8) When Multiple People Need the Same Information
SMS is inherently one-to-one (or one-to-many in a way that can get messy). If you need alignment across teams, texting is not the right broadcast mechanism.
Avoid SMS for:
- Internal policy updates
- Operational changes (procedures, staffing, compliance reminders)
- Cross-functional announcements requiring acknowledgment
Why it’s risky: Information becomes fragmented and inconsistent. Different people may receive different versions, and there’s no single source of truth.
Use instead:
- Internal email + knowledge base for durable documentation
- Team channels (Slack/Teams) for discussion and quick Q&A
- Intranet posts for official announcements
How to Choose the Right Channel: A Simple Decision Framework
When deciding whether to use SMS, ask these questions:
- Is it urgent and short? If yes, SMS may be appropriate.
- Does it require sensitive data? If yes, avoid SMS.
- Will it need more than a few back-and-forth messages? If yes, use chat, email, or a ticket.
- Do we have explicit consent and an easy opt-out? If no, don’t text.
- Would I be annoyed receiving this text at 9 p.m.? If yes, choose another channel or change timing.
You can even codify this into an internal playbook. For example:
Use SMS for: confirmations, reminders, delivery updates, short alerts Avoid SMS for: complex explanations, sensitive data, long support, formal approvals Fallback channels: email, phone, help desk, secure portal
This kind of clarity reduces mistakes and keeps your messaging consistent across teams.
Conclusion: SMS Is a Scalpel, Not a Swiss Army Knife
Text messaging remains one of the most effective tools in modern customer engagement—but only when used with intention.

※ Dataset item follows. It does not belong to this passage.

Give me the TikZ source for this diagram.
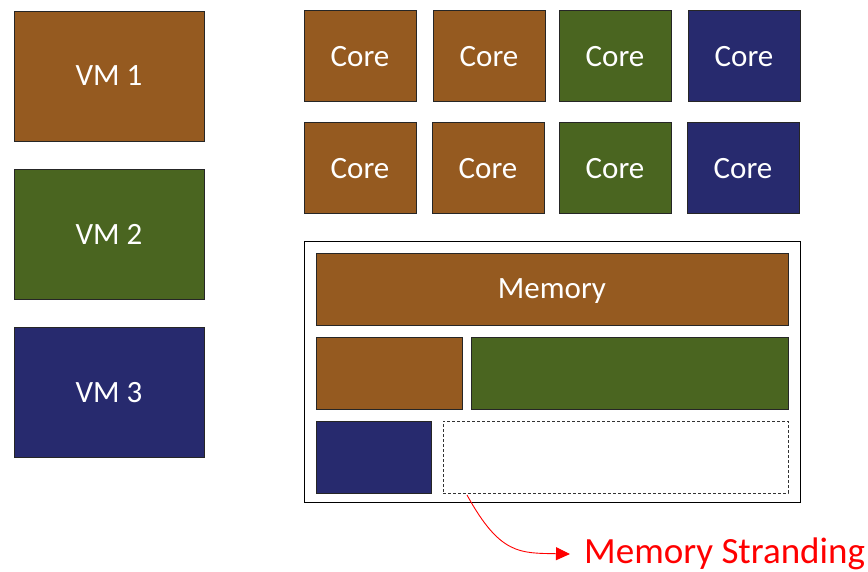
\documentclass[tikz,border=0pt]{standalone}
\usepackage{fontspec}
\setmainfont{Carlito}
\usetikzlibrary{arrows.meta}

\definecolor{vmbrown}{HTML}{955A20}
\definecolor{vmgreen}{HTML}{4A6520}
\definecolor{vmblue}{HTML}{272A6E}

\tikzset{
  blk/.style={draw=black!85,line width=0.9pt,inner sep=0pt,text=white,
    font=\fontsize{31}{34}\selectfont,text depth=0pt},
  vmbox/.style={blk,minimum width=190,minimum height=130},
  corebox/.style={blk,minimum width=112,minimum height=91},
  membox/.style={blk,minimum height=72}
}

\begin{document}
\begin{tikzpicture}[x=1pt,y=-1pt]
            \useasboundingbox (0,0) rectangle (868,572);

            % Place the VMs
            \node[vmbox,fill=vmbrown] (vm1) at (109,76) {VM 1};
            \node[vmbox,fill=vmgreen] (vm2) at (109,234) {VM 2};
            \node[vmbox,fill=vmblue] (vm3) at (109,392) {VM 3};

            % Place the cores
            \node[corebox,fill=vmbrown] (c1) at (360,56) {Core};
            \node[corebox,fill=vmbrown] (c2) at (489,56) {Core};
            \node[corebox,fill=vmgreen] (c3) at (615,56) {Core};
            \node[corebox,fill=vmblue] (c4) at (744,56) {Core};
            \node[corebox,fill=vmbrown] (c5) at (360,168) {Core};
            \node[corebox,fill=vmbrown] (c6) at (488,168) {Core};
            \node[corebox,fill=vmgreen] (c7) at (615,168) {Core};
            \node[corebox,fill=vmblue] (c8) at (743,168) {Core};

            % The memory
            \node[draw=black,line width=1pt,minimum width=496,minimum height=260] (mem) at (552,372) {};
            \node[membox,fill=vmbrown,minimum width=472] (m0) at (552,289) {Memory};
            \node[membox,fill=vmbrown,minimum width=146] (m1) at (389,373) {};
            \node[membox,fill=vmgreen,minimum width=317] (m2) at (629.5,373) {};
            \node[membox,fill=vmblue,minimum width=115] (m3) at (373.5,457) {};
            \node[draw=black!80,densely dashed,line width=0.9pt,minimum width=345,minimum height=72] (free) at (615.5,457) {};

            % The stranding arrow
            \node[red,anchor=west,inner sep=0pt,font=\fontsize{37}{40}\selectfont] (strand) at (584,554) {Memory Stranding};
            \coordinate (s) at (467,495);
            \draw[red,line width=0.9pt,-{Triangle[length=14,width=13]}] (s) .. controls (500,555) and (520,553) .. ([xshift=-14]strand.west);
        \end{tikzpicture}
\end{document}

Knowing these sms limitations helps you avoid missteps that can harm customer trust, create compliance headaches, or overwhelm your team with inefficient conversations.
The best approach is channel discipline: use SMS for what it does best—short, timely, permission-based messages—and rely on email, calls, secure portals, and support systems for everything else. When you match the message to the medium, your business communication becomes clearer, safer, and more customer-friendly.